With the exception of the Denver Broncos, who had a modest 7–6–1 record, none of the teams the Browns defeated in 1974 finished above .500. The Browns topped the Broncos 23–21 by scoring two unanswered touchdowns at the end of the game behind a backup third year quarterback by the name of Brian Sipe, out of San Diego State, who the Browns drafted in the thirteenth round of the 1972 draft, and had been on the team's taxi squad during his first two seasons with the team. They beat the 7–7 Houston Oilers 20–7, the 7–7 New England Patriots 21–14 and the 6–8 San Francisco 49ers 7–0 in a tundra-like setting after one of the worst snowstorms in Northeast Ohio history.

Otherwise, it wasn't good.
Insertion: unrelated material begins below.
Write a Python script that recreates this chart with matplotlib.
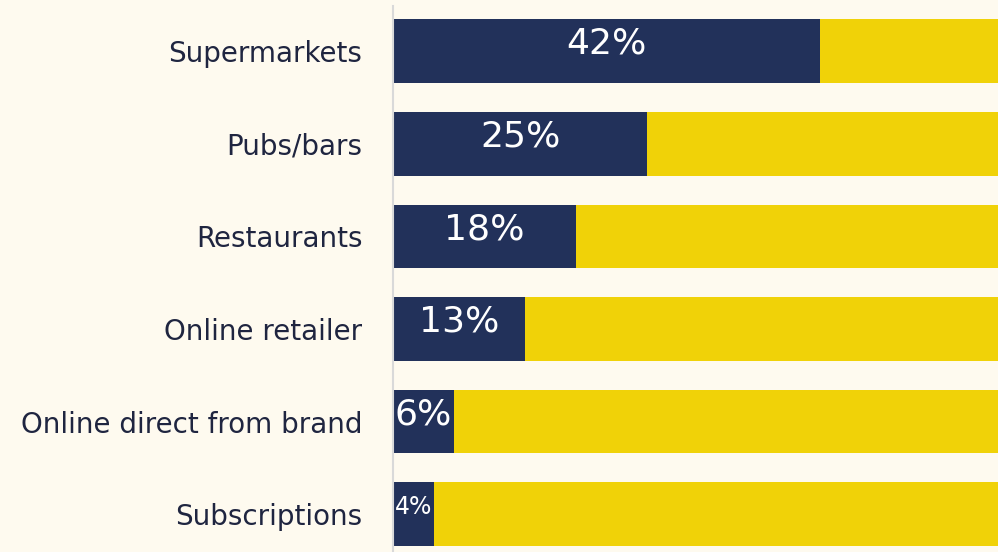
import matplotlib.pyplot as plt

# data
channels = ["Supermarkets", "Pubs/bars", "Restaurants", "Online retailer",
            "Online direct from brand", "Subscriptions"]
share = [42, 25, 18, 13, 6, 4]
total = [100, 100, 100, 100, 100, 100]

navy = "#22315a"
yellow = "#f0d208"
bg = "#fefaef"

fig = plt.figure(figsize=(9.98, 5.52), dpi=100, facecolor=bg)
ax = fig.add_axes([393 / 998, 0, 1 - 393 / 998, (552 - 6) / 552])
ax.set_facecolor(bg)

ypos = list(range(len(channels)))
rest = [t - s for t, s in zip(total, share)]
ax.barh(ypos, share, height=0.69, color=navy)
ax.barh(ypos, rest, left=share, height=0.69, color=yellow)

# percent labels inside the navy part
for y, v in zip(ypos, share):
    fs = 17 if v < 5 else 26
    ax.text(v / 2, y - 0.08, f"{v}%", ha="center", va="center",
            color="white", fontsize=fs, fontfamily="DejaVu Sans")

ax.set_xlim(0, 59.5)
ax.set_ylim(5.41, -0.49)
ax.set_yticks(ypos)
ax.set_yticklabels(channels, fontsize=20, color="#1f2540")
ax.tick_params(axis="y", length=0, pad=22)
ax.set_xticks([])
for side in ["top", "right", "bottom"]:
    ax.spines[side].set_visible(False)
ax.spines["left"].set_color("#d9d9d9")
ax.spines["left"].set_linewidth(1.5)

fig.savefig("out.png", dpi=100, facecolor=bg)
The Browns offense couldn't score enough points behind the direction of quarterback Mike Phipps, taken with the No. 3 overall pick in the 1970 NFL Draft that was acquired when the club dealt HOF wide receiver Paul Warfield to the Miami Dolphins. And the defense had trouble stopping people. The Browns got off to a 1–5 start, getting humbled 33–7 by the Cincinnati Bengals in—by far—the most lopsided opening-day loss in franchise history to that point—and losing by 22 points (29–7) to the St. Louis Cardinals and by 16 (40–24) to the Oakland Raiders. They also were thumped by 24 (41–17) by the Dallas Cowboys in the next-to-last game of the season.

But pride is a hard thing to totally extinguish. The Browns players left from those great teams still had it, and despite the lack of overall talent on the club, it helped them to stay close in some other games.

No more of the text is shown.